Libretto by the composer after Wsewolod E. Meyerhold and Carlo Gozzi
German translation by Werner Hintze
World premiere December 30 1921, Auditorium Theatre, Chicago

Sung in German with German & English surtitles

an introductory talk starts in the Holzfoyer 30 mins before performances begin, appears here and everywhere podcasts are to be found shortly after opening night

Good and evil magicians, corrupt officials and power-hungry relations join a hypochondriac prince on his path to recovery. Sergei Prokofiev was 28 when he left Russia, via Japan, to live in the USA after the October revolution, where he wrote this sarcastic fairy tale opera based on a one of Carlo Gozzi’s Commedia-dell’arte. The pioneering Russian director Wsewolod E. Meyerhold, a friend of Prokofiev’s, completely re-worked it, turning its structure upside down and breaking all boundaries between fairy tale and comedy, which divided audiences: Some wanted tragedies, others slapstick. Joined by oddballs, who criticized the quirky plot.
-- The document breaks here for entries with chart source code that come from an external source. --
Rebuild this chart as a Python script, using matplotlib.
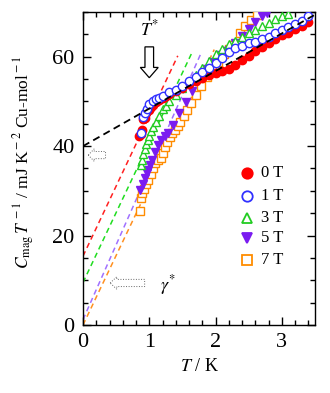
import numpy as np
import matplotlib
matplotlib.use("Agg")
import matplotlib.pyplot as plt
from matplotlib.patches import FancyArrow

plt.rcParams['font.family'] = ['Liberation Serif', 'DejaVu Serif']
plt.rcParams['mathtext.fontset'] = 'stix'

# C_mag/T data (T in K, C/T in mJ K^-2 Cu-mol^-1)
t_0T = [0.85, 0.87, 0.89, 0.91, 0.93, 0.95, 0.98, 1.0, 1.03, 1.06, 1.1, 1.15, 1.2, 1.25, 1.3,
        1.4, 1.5, 1.6, 1.7, 1.8, 1.9, 2.0, 2.1, 2.2, 2.3, 2.4, 2.5, 2.6, 2.7, 2.8, 2.9, 3.0,
        3.1, 3.2, 3.3, 3.4]
c_0T = [42.3, 42.8, 43.5, 46.0, 46.4, 47.5, 48.2, 48.0, 48.8, 49.2, 49.8, 50.3, 50.8, 51.2, 51.6,
        52.4, 53.0, 53.8, 54.5, 55.2, 55.9, 56.3, 56.8, 57.3, 58.2, 59.2, 60.2, 61.2, 62.2, 63.1,
        64.0, 64.8, 65.4, 66.3, 66.8, 67.8]

t_1T = [0.87, 0.9, 0.93, 0.96, 1.0, 1.05, 1.1, 1.15, 1.2, 1.3, 1.4, 1.5, 1.6, 1.7, 1.8, 1.9,
        2.0, 2.1, 2.2, 2.3, 2.4, 2.5, 2.6, 2.7, 2.8, 2.9, 3.0, 3.1, 3.2, 3.3, 3.4]
c_1T = [43.0, 46.5, 47.5, 48.3, 49.5, 50.0, 50.5, 50.8, 51.2, 52.0, 52.6, 53.5, 54.5, 55.5, 56.5, 57.5,
        58.6, 59.8, 61.0, 62.0, 62.5, 63.0, 63.4, 63.9, 64.5, 65.3, 66.0, 66.6, 67.4, 68.0, 69.0]

t_3T = [0.87, 0.89, 0.91, 0.93, 0.95, 0.98, 1.0, 1.03, 1.06, 1.1, 1.15, 1.2, 1.25, 1.3, 1.4,
        1.5, 1.6, 1.7, 1.8, 1.9, 2.0, 2.1, 2.2, 2.3, 2.4, 2.5, 2.6, 2.7, 2.8, 2.9, 3.0, 3.1]
c_3T = [35.8, 37.0, 38.2, 39.3, 40.4, 41.3, 42.2, 43.3, 44.2, 45.5, 46.8, 48.2, 49.0, 50.0, 51.5,
        53.0, 54.5, 56.0, 57.5, 59.0, 60.5, 61.8, 62.8, 63.5, 64.3, 65.3, 66.0, 66.8, 67.5, 68.4, 69.0, 69.6]

t_5T = [0.86, 0.9, 0.93, 0.96, 0.98, 1.01, 1.04, 1.08, 1.13, 1.18, 1.23, 1.28, 1.36, 1.45, 1.55,
        1.65, 1.76, 1.85, 1.95, 2.05, 2.15, 2.2, 2.3, 2.4, 2.5, 2.6, 2.7, 2.77]
c_5T = [30.1, 31.6, 32.8, 33.9, 34.7, 35.8, 37.0, 38.6, 40.3, 41.4, 42.2, 43.0, 44.8, 47.3, 49.8,
        52.3, 55.5, 57.3, 58.9, 60.3, 61.2, 61.6, 63.0, 64.6, 66.2, 67.7, 69.0, 69.8]

t_7T = [0.86, 0.88, 0.89, 0.92, 0.95, 0.98, 1.02, 1.06, 1.09, 1.13, 1.17, 1.2, 1.24, 1.27, 1.31,
        1.35, 1.39, 1.43, 1.46, 1.52, 1.57, 1.63, 1.7, 1.78, 1.87, 1.95, 2.03, 2.12, 2.2, 2.27,
        2.37, 2.45, 2.53, 2.62]
c_7T = [25.5, 28.3, 29.5, 30.5, 31.5, 32.5, 33.8, 35.2, 36.3, 36.9, 37.4, 38.5, 39.8, 41.0, 42.0,
        42.9, 43.7, 44.6, 45.4, 46.8, 48.1, 49.6, 51.4, 53.4, 55.5, 57.2, 58.8, 60.5, 61.8, 62.7,
        65.4, 66.8, 68.2, 69.4]

# linear fits drawn as dashed lines: (intercept, end-point T, end-point C/T)
fit_black = (40.0, 3.5, 69.4)
fit_0T = (15.4, 1.43, 60.2)
fit_3T = (9.5, 1.65, 61.1)
fit_5T = (1.2, 1.79, 61.1)
fit_7T = (0.0, 1.98, 61.6)

fig = plt.figure(figsize=(3.3, 3.93), dpi=100)
ax = fig.add_axes([0.2515, 0.173, 0.703, 0.7965])

for (c0, t1, c1), col in [(fit_0T, '#ff2020'), (fit_3T, '#20dd20'),
                          (fit_5T, '#a070ff'), (fit_7T, '#ff9020')]:
    ax.plot([0, t1], [c0, c1], ls=(0, (3.5, 2.5)), color=col, lw=1.1, zorder=2)

ax.plot(t_7T, c_7T, 's', ms=5.5, mfc='white', mec='#ff8c00', mew=1.0, zorder=3)
ax.plot(t_5T, c_5T, 'v', ms=6, color='#7a1cf0', zorder=3)
ax.plot(t_3T, c_3T, '^', ms=6, mfc='white', mec='#22cc22', mew=1.0, zorder=4)
ax.plot(t_1T, c_1T, 'o', ms=6, mfc='white', mec='#3030ff', mew=1.0, zorder=5)
ax.plot(t_0T, c_0T, 'o', ms=6, color='#ff0000', zorder=4)

c0, t1, c1 = fit_black
ax.plot([0, t1], [c0, c1], ls=(0, (4, 2.5)), color='black', lw=1.3, zorder=6)

# legend drawn as markers + text
leg = [('0T', 'o', '#ff0000', True), ('1T', 'o', '#3030ff', False),
       ('3T', '^', '#22cc22', False), ('5T', 'v', '#7a1cf0', True),
       ('7T', 's', '#ff8c00', False)]
leg_y = [34.0, 28.8, 23.9, 19.4, 14.5]
for (lab, m, col, filled), y in zip(leg, leg_y):
    ax.plot([2.48], [y], m, ms=7.5, mfc=col if filled else 'white', mec=col, mew=1.3,
            clip_on=False, zorder=7)
    ax.text(2.68, y, lab[0] + ' T', fontsize=12, va='center', ha='left')

# T* arrow and label
ax.text(1.0, 66.0, r'$T^{*}$', fontsize=13, ha='center', va='center')
ax.add_patch(FancyArrow(1.0, 62.2, 0, -6.9, width=0.13, head_width=0.27,
                        head_length=2.3, fc='white', ec='black', lw=0.9,
                        length_includes_head=True, zorder=8))

# dotted hollow arrows
ax.add_patch(FancyArrow(0.34, 38.0, -0.26, 0, width=1.6, head_width=2.8,
                        head_length=0.09, fc='white', ec='#666666', lw=0.7, ls=':',
                        length_includes_head=True, zorder=8))
ax.add_patch(FancyArrow(0.93, 9.4, -0.52, 0, width=1.6, head_width=2.8,
                        head_length=0.1, fc='white', ec='#666666', lw=0.7, ls=':',
                        length_includes_head=True, zorder=8))
ax.text(1.28, 9.0, r'$\gamma^{*}$', fontsize=13, ha='center', va='center')

ax.set_xlim(0, 3.5)
ax.set_ylim(0, 70)
ax.set_xticks([0, 1, 2, 3])
ax.set_xticks(np.arange(0, 3.5, 0.2), minor=True)
ax.set_yticks([0, 20, 40, 60])
ax.set_yticks(np.arange(0, 71, 5), minor=True)
ax.tick_params(which='both', direction='in', top=True, right=True, labelsize=16, pad=6)
ax.tick_params(which='major', length=6, width=1)
ax.tick_params(which='minor', length=3.5, width=1)
for s in ax.spines.values():
    s.set_linewidth(1.0)

ax.set_xlabel(r'$T$ / K', fontsize=13, labelpad=4)
ax.set_ylabel(r'$C_{\rm mag}\,T^{\,\rm -1}$ / mJ K$^{\rm -2}$ Cu-mol$^{\rm -1}$',
              fontsize=12.5, labelpad=2)
ax.yaxis.set_label_coords(-0.2, 0.52)

fig.savefig('out.png', dpi=100)
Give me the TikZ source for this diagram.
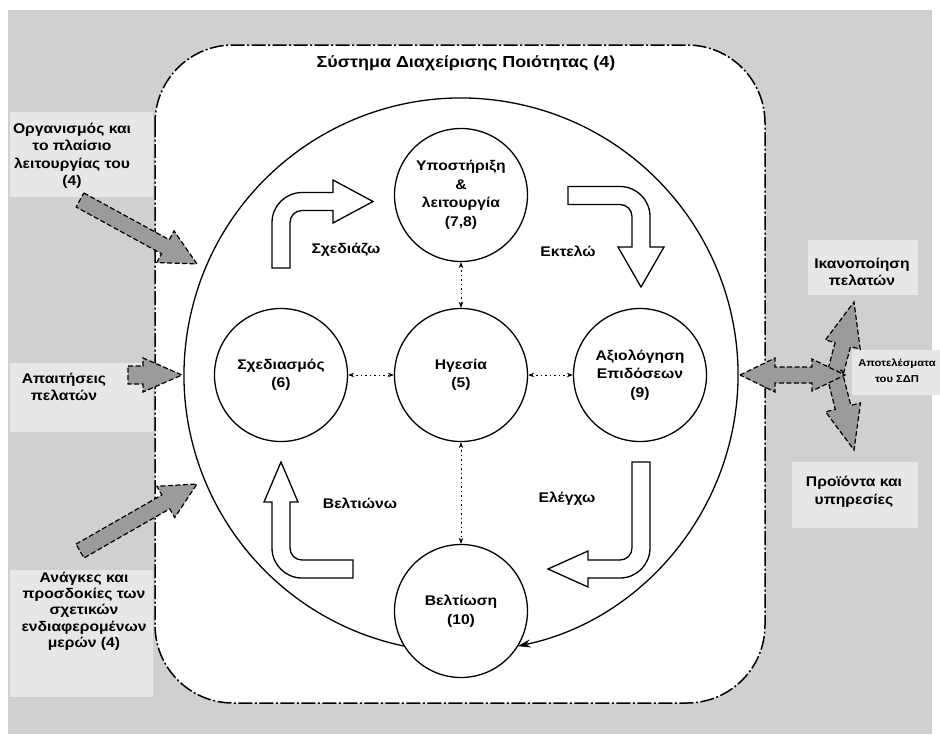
\documentclass[tikz,border=0pt]{standalone}
\usepackage{fontspec}
\setmainfont{Liberation Sans}[FakeStretch=1.12]
\usetikzlibrary{arrows.meta,calc}
\definecolor{bggray}{RGB}{208,208,208}
\definecolor{boxgray}{RGB}{231,231,231}
\definecolor{arrgray}{RGB}{155,155,155}
\newcommand\garrow[7]{%
 \pgfmathsetmacro\gdx{#3-#1}%
 \pgfmathsetmacro\gdy{#4-#2}%
 \pgfmathsetlengthmacro\glen{veclen(\gdx,\gdy)}%
 \pgfmathsetmacro\gang{atan2(-(\gdy),\gdx)}%
 \pgfmathsetlengthmacro\gb{\glen-#7pt}%
 \draw[grayarr,shift={(#1,#2)},rotate=\gang] (0pt,#5pt) -- (\gb,#5pt) -- (\gb,#6pt) -- (\glen,0pt) -- (\gb,-#6pt) -- (\gb,-#5pt) -- (0pt,-#5pt) -- cycle;}
\begin{document}
\begin{tikzpicture}[x=1pt,y=-1pt,
  lbl/.style={font=\bfseries\fontsize{14}{17.5}\selectfont, align=center, inner sep=0pt},
  circ/.style={circle, draw, line width=1.3pt, fill=white, minimum size=133pt, inner sep=0pt, align=center, font=\bfseries\fontsize{14}{18.5}\selectfont},
  hollow/.style={draw, line width=1.3pt, fill=white, line join=miter},
  grayarr/.style={draw, fill=arrgray, line width=1.2pt, dash pattern=on 5pt off 2.5pt, line join=miter},
  dotc/.style={{Stealth[length=6pt,width=4.5pt]}-{Stealth[length=6pt,width=4.5pt]}, line width=0.7pt, dash pattern=on 1.5pt off 3pt},
  bigline/.style={line width=1.3pt},
  framebox/.style={draw, fill=white, line width=1.5pt, rounded corners=78pt, dash pattern=on 14pt off 2.5pt on 2pt off 2.5pt},
  lightbox/.style={fill=boxgray, draw=none}]
\useasboundingbox (0,0) rectangle (940,734);
\clip (0,0) rectangle (940,734);
% background
\fill[white] (0,0) rectangle (940,734);
\fill[bggray] (8,10) rectangle (932,734);
\fill[lightbox] (10,112) rectangle (153,197);
\fill[lightbox] (10,363) rectangle (153,432);
\fill[lightbox] (10,570) rectangle (153,697);
\fill[lightbox] (808,240) rectangle (918,295);
\fill[lightbox] (852,350) rectangle (940,395);
\fill[lightbox] (792,462) rectangle (918,528);
% frame
\draw[framebox] (155,45) rectangle (765,703);
\node[font=\bfseries\fontsize{16}{18}\selectfont, inner sep=0pt] (title) at (466,63) {Σύστημα Διαχείρισης Ποιότητας (4)};
% big circle
\coordinate (bigc) at (461,375);
\draw[bigline,-{Stealth[length=13pt,width=8pt]}] ([shift={(258.2:277pt)}]bigc) arc[start angle=258.2,end angle=-78.2,radius=277pt];
% hollow arrows
\draw[hollow] (272,268) -- (272,222.5) arc[start angle=180,end angle=90,radius=30pt] -- (333,192.5) -- (333,180) -- (373,201.5) -- (333,223) -- (333,210.5) -- (302,210.5) arc[start angle=90,end angle=180,radius=12pt] -- (290,268) -- cycle;
\draw[hollow] (568,186.5) -- (620,186.5) arc[start angle=90,end angle=0,radius=30pt] -- (650,247) -- (664,247) -- (641,287) -- (618,247) -- (632,247) -- (632,216.5) arc[start angle=0,end angle=90,radius=12pt] -- (568,204.5) -- cycle;
\draw[hollow] (632,462) -- (650,462) -- (650,548) arc[start angle=0,end angle=-90,radius=30pt] -- (588,578) -- (588,587) -- (548,569) -- (588,551) -- (588,560) -- (620,560) arc[start angle=-90,end angle=0,radius=12pt] -- cycle;
\draw[hollow] (353,560) -- (353,578) -- (302,578) arc[start angle=-90,end angle=-180,radius=30pt] -- (272,502) -- (264,502) -- (281,462) -- (298,502) -- (290,502) -- (290,548) arc[start angle=180,end angle=270,radius=12pt] -- cycle;
\node[lbl] (tS) at (346,250) {Σχεδιάζω};
\node[lbl] (tE) at (568,251) {Εκτελώ};
\node[lbl] (tB) at (360,503) {Βελτιώνω};
\node[lbl] (tL) at (567,499) {Ελέγχω};
% circles
\node[circ] (supp) at (461,195) {Υποστήριξη\\\&\\λειτουργία\\(7,8)};
\node[circ] (plan) at (281,375) {Σχεδιασμός\\(6)};
\node[circ] (lead) at (461,375) {Ηγεσία\\(5)};
\node[circ] (eval) at (640,375) {Αξιολόγηση\\Επιδόσεων\\(9)};
\node[circ] (impr) at (461,611) {Βελτίωση\\(10)};
\draw[dotc] (supp) -- (lead);
\draw[dotc] (plan) -- (lead);
\draw[dotc] (lead) -- (eval);
\draw[dotc] (lead) -- (impr);
% side labels
\node[lbl] (org) at (72,156) {Οργανισμός και\\το πλαίσιο\\λειτουργίας του\\(4)};
\node[lbl] (req) at (64,387) {Απαιτήσεις\\πελατών};
\node[lbl, font=\bfseries\fontsize{14}{16.3}\selectfont] (needs) at (84,611) {Ανάγκες και\\προσδοκίες των\\σχετικών\\ενδιαφερομένων\\μερών (4)};
\node[lbl] (sat) at (862,272) {Ικανοποίηση\\πελατών};
\node[lbl, font=\bfseries\fontsize{10}{16}\selectfont] (res) at (897,371) {Αποτελέσματα\\του ΣΔΠ};
\node[lbl] (prod) at (854,492) {Προϊόντα και\\υπηρεσίες};
% gray arrows
\garrow{80}{200}{197}{264}{8}{18}{36}
\garrow{80}{551}{197}{484}{8}{18}{36}
\garrow{128}{375}{182}{375}{9}{17}{39}
\garrow{834}{378}{854}{302}{8}{18}{44}
\garrow{834}{372}{854}{450}{8}{18}{44}
\draw[grayarr] (740,375) -- (775,358) -- (775,367) -- (812,367) -- (812,359) -- (845,375) -- (812,391) -- (812,383) -- (775,383) -- (775,392) -- cycle;
\end{tikzpicture}
\end{document}
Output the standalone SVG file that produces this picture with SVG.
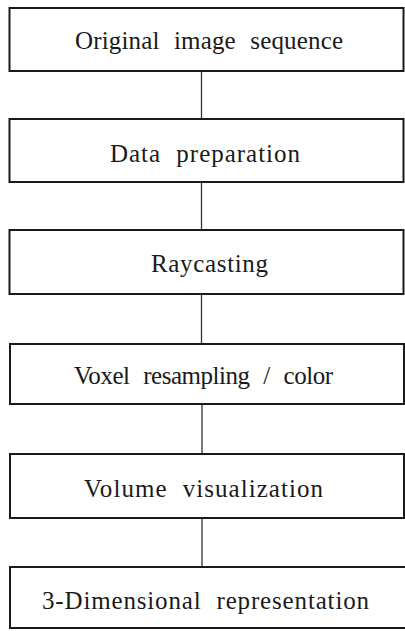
<svg xmlns="http://www.w3.org/2000/svg" width="405" height="631" viewBox="0 0 405 631">
<style>
.box{fill:#fff;stroke:#1a1a1a;stroke-width:2}
.lbl{font-size:25px;fill:#1a1a1a;word-spacing:8px}
.conn{stroke:#333;stroke-width:1.3;fill:none}
</style>
<rect width="405" height="631" fill="#fff"/>
<g id="connectors">
<line class="conn" x1="201.5" y1="71" x2="201.5" y2="119"/>
<line class="conn" x1="201.5" y1="182" x2="201.5" y2="230"/>
<line class="conn" x1="201.5" y1="294" x2="201.5" y2="344"/>
<line class="conn" x1="202" y1="404" x2="202" y2="454"/>
<line class="conn" x1="202" y1="518" x2="202" y2="567"/>
</g>
<g font-family="'Liberation Serif', 'Times New Roman', 'DejaVu Serif', serif">
<g id="n1"><rect class="box" x="9.5" y="8" width="394" height="63"/><text class="lbl" x="75" y="49" textLength="268" lengthAdjust="spacing">Original image sequence</text></g>
<g id="n2"><rect class="box" x="9.5" y="119" width="394" height="63"/><text class="lbl" x="110" y="162" textLength="190" lengthAdjust="spacing">Data preparation</text></g>
<g id="n3"><rect class="box" x="9.5" y="230" width="394" height="64"/><text class="lbl" x="151" y="272" textLength="117" lengthAdjust="spacing">Raycasting</text></g>
<g id="n4"><rect class="box" x="10" y="344" width="394" height="60"/><text class="lbl" x="74" y="384" textLength="259" lengthAdjust="spacing">Voxel resampling / color</text></g>
<g id="n5"><rect class="box" x="10" y="454" width="394" height="64"/><text class="lbl" x="84" y="497" textLength="239" lengthAdjust="spacing">Volume visualization</text></g>
<g id="n6"><rect class="box" x="10" y="567" width="398" height="61"/><text class="lbl" x="42" y="609" textLength="327" lengthAdjust="spacing">3-Dimensional representation</text></g>
</g>
</svg>
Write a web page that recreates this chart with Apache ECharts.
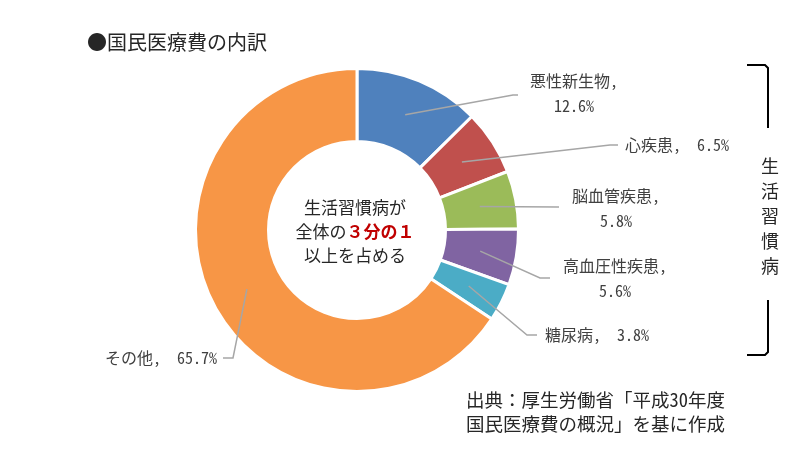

King Treff wants to abdicate, but doesn’t want his unpopular niece Clarice to succeed him. She’s backed by Prime Minister Leander and the nasty fairy Fata Morgana. The King wants his son to ascend the throne, who’s backed by the clown Truffaldino and good magician Tschelio. The hypochondriac prince is only cured when he laughs. Conventional jokes are no good, only Schadenfreude: when Fata Morgana trips up, cheers him up, but the nasty witch takes her revenge, cursing him to love three oranges in the desert. The Prince finds, Ninetta, his great love, at last when the third orange is opened. There’s a happy end, despite further intrigues, dampened by Fata Morgana, who manages to rescue all the baddies from the gallows.

Young Prokofiev’s music is perfect for this peculiar story: he created a multi-layered score to increase dramatic tension, instead of splitting it up into numbers, full of fascinating melodies, garish ensembles and ridiculous chorus scenes. The instrumentation provides tongue-in-cheek commentary on the libretto, surprises too by contradicting it. Prokofiev explodes the forms of fairy tale telling and stand-up-comedy. A firework of wonderful ideas, wit, biting irony, societal criticism and love – not just for citrus fruits …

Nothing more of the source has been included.